What are your favorite mediums and/ or subjects for your artwork? “My favorite medium is pen or pencil. I love to draw dinosaurs and beasts.”
Is there anything else about you that you’d like us to know? “I have a snowflake moray eel named Edgar. I enjoy keeping my saltwater tank and plan to get an octopus someday.”
When you’re making your art do like to listen to music or watch tv for inspiration (if so what)? “I enjoy listening to music when I draw. It helps me focus, but I can’t really say it’s for inspiration.”
What is your favorite color? “Blue- it’s been my favorite my whole life.”
How has your artwork improved/what have you done to keep improving as an artist? “My drawing has improved as I practice it in my downtime. I keep a notebook and draw in it often.”
Do you plan to have a career in the arts? “I do. I am interested in architecture and graphic design.”
Is there a certain style, or type, of art that you’d like to someday try? “I’d like to try 3-D modeling and sculpting.”

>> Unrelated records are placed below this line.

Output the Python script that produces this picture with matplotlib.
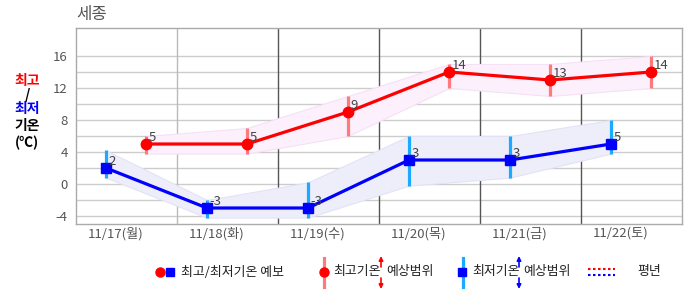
import matplotlib
matplotlib.use("Agg")
import matplotlib.pyplot as plt
import numpy as np

plt.rcParams['font.family'] = ['Noto Sans CJK KR', 'DejaVu Sans']

dates = ['11/17(월)', '11/18(화)', '11/19(수)', '11/20(목)', '11/21(금)', '11/22(토)']
tmax = [5, 5, 9, 14, 13, 14]
tmax_lo = [3.8, 3.8, 6, 12, 11, 12]
tmax_hi = [6, 7, 11, 15, 15, 16]
tmin = [2, -3, -3, 3, 3, 5]
tmin_lo = [0.8, -4.2, -4.2, -0.2, 0.8, 3.8]
tmin_hi = [4.2, -2, 0.2, 6, 6, 8]
yticks = [-4, 0, 4, 8, 12, 16]

fig = plt.figure(figsize=(6.86, 2.95), dpi=100)
ax = fig.add_axes([76/686, 1-224/295, 606/686, 196/295])

day = np.arange(len(dates))
xmin = day + 0.297
xmax = day + 0.693

# bands
ax.fill_between(xmax, tmax_lo, tmax_hi, color='#fcf0fc', ec='#f6e0f6', lw=0.8, zorder=1)
ax.fill_between(xmin, tmin_lo, tmin_hi, color='#eeeefb', ec='#e2e2f7', lw=0.8, zorder=1)

# grid
for v in range(-4, 17, 2):
    ax.axhline(v, color='#cccccc', lw=1, zorder=0)
for i in range(1, 6):
    ax.axvline(i, color='#bbbbbb' if i == 1 else '#555555', lw=1, zorder=0)

# range bars
ax.vlines(xmax, tmax_lo, tmax_hi, color='#ff7b7b', lw=2.3, zorder=2)
ax.vlines(xmin, tmin_lo, tmin_hi, color='#1aaaff', lw=2.3, zorder=2)

ax.plot(xmax, tmax, color='#ff0000', lw=2.3, marker='o', ms=7.5, zorder=3)
ax.plot(xmin, tmin, color='#0000ff', lw=2.3, marker='s', ms=7.5, zorder=3)

for x, v in zip(xmax, tmax):
    ax.annotate(str(v), (x, v), xytext=(2, 2), textcoords='offset points',
                ha='left', va='baseline', fontsize=9.5, color='#444444', zorder=4)
for x, v in zip(xmin, tmin):
    ax.annotate(str(v), (x, v), xytext=(2, 2), textcoords='offset points',
                ha='left', va='baseline', fontsize=9.5, color='#444444', zorder=4)

ax.set_xlim(0, 6)
ax.set_ylim(-5, 19.5)
ax.set_yticks(yticks)
ax.set_yticklabels([str(v) for v in yticks], fontsize=9.5, color='#555555')
ax.set_xticks(day + 0.39)
ax.set_xticklabels(dates, fontsize=9.5, color='#555555')
ax.tick_params(length=0, pad=2)
ax.tick_params(axis='y', pad=6)
for s in ax.spines.values():
    s.set_color('#aaaaaa')
    s.set_linewidth(1)

# title and y label
fig.text(76/686, 1-15/295, '세종', fontsize=12, color='#555555', va='center', ha='left')
lab = [('최고', '#ff0000', 81), ('/', '#000000', 95), ('최저', '#0000ff', 109),
       ('기온', '#000000', 126), ('(℃)', '#000000', 143)]
for t, c, y in lab:
    fig.text(27/686, 1-y/295, t, fontsize=10, fontweight='bold', color=c,
             ha='center', va='center')

# legend
lg = fig.add_axes([0, 0, 1, 1], zorder=-1)
lg.set_xlim(0, 686)
lg.set_ylim(295, 0)
lg.axis('off')
ly = 272
fs = 9.3
ap = dict(arrowstyle='-|>', lw=1.2, mutation_scale=6, shrinkA=0, shrinkB=0)
lg.plot([160], [ly], 'o', color='#ff0000', ms=6.5)
lg.plot([170], [ly], 's', color='#0000ff', ms=6)
lg.text(181, ly, '최고/최저기온 예보', fontsize=fs, va='center', color='#222222')
lg.plot([324, 324], [258, 287], color='#ff7b7b', lw=2.3)
lg.plot([324], [ly], 'o', color='#ff0000', ms=6.5)
lg.text(333, ly, '최고기온', fontsize=fs, va='center', color='#222222')
lg.annotate('', (381, 256), (381, 267), arrowprops=dict(ap, color='#ff0000'))
lg.annotate('', (381, 289), (381, 278), arrowprops=dict(ap, color='#ff0000'))
lg.text(386, ly, '예상범위', fontsize=fs, va='center', color='#222222')
lg.plot([463, 463], [258, 287], color='#1aaaff', lw=2.3)
lg.plot([462], [ly], 's', color='#0000ff', ms=6)
lg.text(472, ly, '최저기온', fontsize=fs, va='center', color='#222222')
lg.annotate('', (519, 256), (519, 267), arrowprops=dict(ap, color='#0000ff'))
lg.annotate('', (519, 289), (519, 278), arrowprops=dict(ap, color='#0000ff'))
lg.text(523, ly, '예상범위', fontsize=fs, va='center', color='#222222')
lg.plot([588, 615], [269, 269], color='#ff0000', lw=1.5, ls=(0, (1.2, 1.2)))
lg.plot([588, 615], [274.5, 274.5], color='#0000ff', lw=1.5, ls=(0, (1.2, 1.2)))
lg.text(637, ly, '평년', fontsize=fs, va='center', color='#222222')

fig.savefig('out.png', dpi=100)
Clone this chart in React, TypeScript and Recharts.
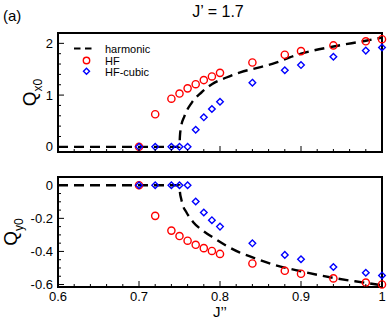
import React from "react"
import { ComposedChart, Line, Scatter, XAxis, YAxis } from "recharts"

// J'' values shared by both HF series
const jValues = [0.7, 0.72, 0.74, 0.75, 0.76, 0.77, 0.78, 0.79, 0.8, 0.84, 0.88, 0.9, 0.94, 0.98, 1.0]

// upper panel: Q_x0
const hfQx = [0, 0.63, 0.93, 1.03, 1.13, 1.21, 1.29, 1.36, 1.43, 1.63, 1.78, 1.85, 1.96, 2.04, 2.08]
const cubicQx = [0, 0, 0, 0, 0, 0.33, 0.57, 0.73, 0.87, 1.24, 1.48, 1.58, 1.74, 1.86, 1.92]
const harmonicXJ = [0.6, 0.75, 0.7505, 0.752, 0.756, 0.765, 0.777, 0.79, 0.808, 0.825, 0.85, 0.87, 0.886, 0.9, 0.94, 0.98, 1.0]
const harmonicQx = [0, 0, 0.2, 0.39, 0.59, 0.85, 1.05, 1.21, 1.34, 1.44, 1.54, 1.63, 1.73, 1.8, 1.94, 2.05, 2.11]

// lower panel: Q_y0
const hfQy = [0, -0.185, -0.274, -0.307, -0.335, -0.36, -0.38, -0.397, -0.415, -0.473, -0.517, -0.535, -0.563, -0.588, -0.6]
const cubicQy = [0, 0, 0, 0, 0, -0.098, -0.165, -0.211, -0.25, -0.351, -0.421, -0.447, -0.494, -0.529, -0.545]
const harmonicYJ = [0.6, 0.75, 0.7505, 0.752, 0.7542, 0.7585, 0.767, 0.779, 0.791, 0.808, 0.824, 0.841, 0.865, 0.9, 0.94, 0.98, 1.0]
const harmonicQy = [0, 0, -0.04, -0.08, -0.122, -0.163, -0.223, -0.275, -0.315, -0.366, -0.406, -0.437, -0.478, -0.52, -0.56, -0.59, -0.605]

// ticks
const xTicks = [0.6, 0.62, 0.64, 0.66, 0.68, 0.7, 0.72, 0.74, 0.76, 0.78, 0.8, 0.82, 0.84, 0.86, 0.88, 0.9, 0.92, 0.94, 0.96, 0.98, 1.0]
const xMajor = [0.6, 0.7, 0.8, 0.9, 1.0]
const xLabels = ["0.6", "0.7", "0.8", "0.9", "1"]
const qxTicks = [0, 0.2, 0.4, 0.6, 0.8, 1, 1.2, 1.4, 1.6, 1.8, 2, 2.2]
const qxMajor = [0, 1, 2]
const qxLabels = ["0", "1", "2"]
const qyTicks = [-0.6, -0.55, -0.5, -0.45, -0.4, -0.35, -0.3, -0.25, -0.2, -0.15, -0.1, -0.05, 0, 0.05]
const qyMajor = [-0.6, -0.4, -0.2, 0]
const qyLabels = ["-0.6", "-0.4", "-0.2", "0"]

const FONT = "'Liberation Sans', Arial, Helvetica, sans-serif"
const RED = "#ff0000"
const BLUE = "#0000ff"

const toPoints = (xs: number[], ys: number[]) => xs.map((x, i) => ({ x, y: ys[i] }))

const hfTop = toPoints(jValues, hfQx)
const cubicTop = toPoints(jValues, cubicQx)
const harmTop = toPoints(harmonicXJ, harmonicQx)
const hfBottom = toPoints(jValues, hfQy)
const cubicBottom = toPoints(jValues, cubicQy)
const harmBottom = toPoints(harmonicYJ, harmonicQy)

type Side = "bottom" | "top" | "left" | "right"

// draws inward ticks (long for majors, short for minors) and the major labels
function makeTick(side: Side, majors: number[], labels: string[] | null) {
    // eslint-disable-next-line @typescript-eslint/no-explicit-any
    return (props: any) => {
        const { x, y, payload } = props
        const idx = majors.findIndex((m) => Math.abs(m - payload.value) < 1e-6)
        const len = idx >= 0 ? 6 : 3
        let x2 = x
        let y2 = y
        if (side === "bottom") y2 = y - len
        if (side === "top") y2 = y + len
        if (side === "left") x2 = x + len
        if (side === "right") x2 = x - len
        const label = labels && idx >= 0 ? labels[idx] : null
        return (
            <g>
                <line x1={x} y1={y} x2={x2} y2={y2} stroke="#000" strokeWidth={1} />
                {label && side === "bottom" && (
                    <text x={x} y={y + 13.5} textAnchor="middle" fontSize={13} fontFamily={FONT} fill="#000">
                        {label}
                    </text>
                )}
                {label && side === "left" && (
                    <text x={x - 5} y={y + 4.5} textAnchor="end" fontSize={13} fontFamily={FONT} fill="#000">
                        {label}
                    </text>
                )}
            </g>
        )
    }
}

// eslint-disable-next-line @typescript-eslint/no-explicit-any
const circleShape = (props: any) => (
    <circle cx={props.cx} cy={props.cy} r={3.6} fill="none" stroke={RED} strokeWidth={1.4} />
)

// eslint-disable-next-line @typescript-eslint/no-explicit-any
const diamondShape = (props: any) => {
    const { cx, cy } = props
    const d = 3.3
    return (
        <path
            d={`M${cx},${cy - d}L${cx + d},${cy}L${cx},${cy + d}L${cx - d},${cy}Z`}
            fill="none"
            stroke={BLUE}
            strokeWidth={1.4}
        />
    )
}

function QLabel(sub: string, bx: number, cy: number) {
    return () => (
        <text
            x={bx}
            y={cy}
            transform={`rotate(-90 ${bx} ${cy})`}
            textAnchor="middle"
            fontFamily={FONT}
            fill="#000"
        >
            <tspan fontSize={19}>Q</tspan>
            <tspan fontSize={12} dy={6}>{sub}</tspan>
        </text>
    )
}

function LegendBox() {
    return (
        <svg width={90} height={36} style={{ position: "absolute", left: 58, top: 42.5, overflow: "visible" }}>
            <line x1={16} y1={5.5} x2={34} y2={5.5} stroke="#000" strokeWidth={2.2} strokeDasharray="6.5 4.5" />
            <text x={47} y={9.5} fontSize={11} fontFamily={FONT} fill="#000">harmonic</text>
            <circle cx={28.5} cy={17.5} r={3.2} fill="none" stroke={RED} strokeWidth={1.4} />
            <text x={47} y={21.5} fontSize={11} fontFamily={FONT} fill="#000">HF</text>
            <path d="M28.5,25.3L31.5,28.3L28.5,31.3L25.5,28.3Z" fill="none" stroke={BLUE} strokeWidth={1.4} />
            <text x={47} y={32.5} fontSize={11} fontFamily={FONT} fill="#000">HF-cubic</text>
        </svg>
    )
}

const axisLine = { stroke: "#000", strokeWidth: 2, strokeLinecap: "square" as const }

// shared props for the four framing axes (zero-size ones draw nothing, so use 1px)
const xAxisBase = {
    dataKey: "x",
    type: "number" as const,
    domain: [0.6, 1.0],
    ticks: xTicks,
    interval: 0,
    height: 1,
    tickSize: 0,
    tickMargin: 0,
    tickLine: false,
    axisLine,
}

export default function App() {
    return (
        <div style={{ position: "fixed", left: 0, top: 0, width: 387, height: 319, background: "#fff" }}>
            <svg width={387} height={30} style={{ position: "absolute", left: 0, top: 0 }}>
                <text x={3} y={21} fontSize={15} fontFamily={FONT} fill="#000">(a)</text>
                <text x={218} y={17} fontSize={16} fontFamily={FONT} fill="#000" textAnchor="middle">
                    J’ = 1.7
                </text>
            </svg>

            <div style={{ position: "absolute", left: 0, top: 0 }}>
                <ComposedChart width={387} height={160} margin={{ top: 32, right: 4, bottom: 7, left: 57 }}>
                    <XAxis {...xAxisBase} tick={makeTick("bottom", xMajor, null)} />
                    <XAxis {...xAxisBase} xAxisId="top" orientation="top" tick={makeTick("top", xMajor, null)} />
                    <YAxis
                        dataKey="y"
                        type="number"
                        domain={[-0.1, 2.2]}
                        ticks={qxTicks}
                        interval={0}
                        width={1}
                        tickSize={0}
                        tickMargin={0}
                        tickLine={false}
                        axisLine={axisLine}
                        tick={makeTick("left", qxMajor, qxLabels)}
                        label={{ content: QLabel("x0", 35.5, 92.5) }}
                    />
                    <YAxis
                        yAxisId="right"
                        orientation="right"
                        type="number"
                        domain={[-0.1, 2.2]}
                        ticks={qxTicks}
                        interval={0}
                        width={1}
                        tickSize={0}
                        tickMargin={0}
                        tickLine={false}
                        axisLine={axisLine}
                        tick={makeTick("right", qxMajor, null)}
                    />
                    <Line
                        data={harmTop}
                        dataKey="y"
                        type="monotone"
                        stroke="#000"
                        strokeWidth={2.4}
                        strokeDasharray="10 6"
                        dot={false}
                        activeDot={false}
                        isAnimationActive={false}
                    />
                    <Scatter data={hfTop} shape={circleShape} isAnimationActive={false} />
                    <Scatter data={cubicTop} shape={diamondShape} isAnimationActive={false} />
                </ComposedChart>
                <LegendBox />
            </div>

            <div style={{ position: "absolute", left: 0, top: 160 }}>
                <ComposedChart width={387} height={159} margin={{ top: 16, right: 4, bottom: 31, left: 57 }}>
                    <XAxis
                        {...xAxisBase}
                        tick={makeTick("bottom", xMajor, xLabels)}
                        label={{
                            content: () => (
                                <text x={220} y={157} textAnchor="middle" fontSize={15} fontFamily={FONT} fill="#000">
                                    J’’
                                </text>
                            ),
                        }}
                    />
                    <XAxis {...xAxisBase} xAxisId="top" orientation="top" tick={makeTick("top", xMajor, null)} />
                    <YAxis
                        dataKey="y"
                        type="number"
                        domain={[-0.615, 0.05]}
                        ticks={qyTicks}
                        interval={0}
                        width={1}
                        tickSize={0}
                        tickMargin={0}
                        tickLine={false}
                        axisLine={axisLine}
                        tick={makeTick("left", qyMajor, qyLabels)}
                        label={{ content: QLabel("y0", 17, 72) }}
                    />
                    <YAxis
                        yAxisId="right"
                        orientation="right"
                        type="number"
                        domain={[-0.615, 0.05]}
                        ticks={qyTicks}
                        interval={0}
                        width={1}
                        tickSize={0}
                        tickMargin={0}
                        tickLine={false}
                        axisLine={axisLine}
                        tick={makeTick("right", qyMajor, null)}
                    />
                    <Line
                        data={harmBottom}
                        dataKey="y"
                        type="monotone"
                        stroke="#000"
                        strokeWidth={2.4}
                        strokeDasharray="10 6"
                        dot={false}
                        activeDot={false}
                        isAnimationActive={false}
                    />
                    <Scatter data={hfBottom} shape={circleShape} isAnimationActive={false} />
                    <Scatter data={cubicBottom} shape={diamondShape} isAnimationActive={false} />
                </ComposedChart>
            </div>
        </div>
    )
}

“This piece is my favorite I have ever made. I made it when I was much younger. It is an aquatic reptilian tetrapod of Phylum Chordata, Class Reptila, Order Squmata, Family Mosasauridea, Tribe Mosasaurini, and Genus Mosasaurus. In short, it was a prehistoric marine reptile. I entered it into an art show and won second. I brought it home and hung it in my room. Three years ago, we had a house fire and I feared this piece was ruined by the smoke. After a lot of care, treatment and fresh air, it hangs, once again in my room.”
Sonny is always creative in his artwork and brings a bit of science to his pieces! He has a lot of passion for the elements & subjects of his work – it’s inspiring! He’s not afraid to try new mediums, techniques, or add his own twist, making his work unique and one of a kind. Keep on creating and bringing those ideas to life!
Check out some of our current projects happening in the art room and how they’re made!
Painted Panels! Students work on collaboratively painting panels which will be displayed at the Tyaskin Wharf. Finished panels that have been displayed are donated/auctioned off to raise money for the wharf! Over the past few years students have created more than 20 painted panels!
Alcohol Ink & Line Drawing! Students used alcohol inks on polypropylene to create the colorful & beautiful abstract “blooms” and used white chalk markers to create line drawings on top!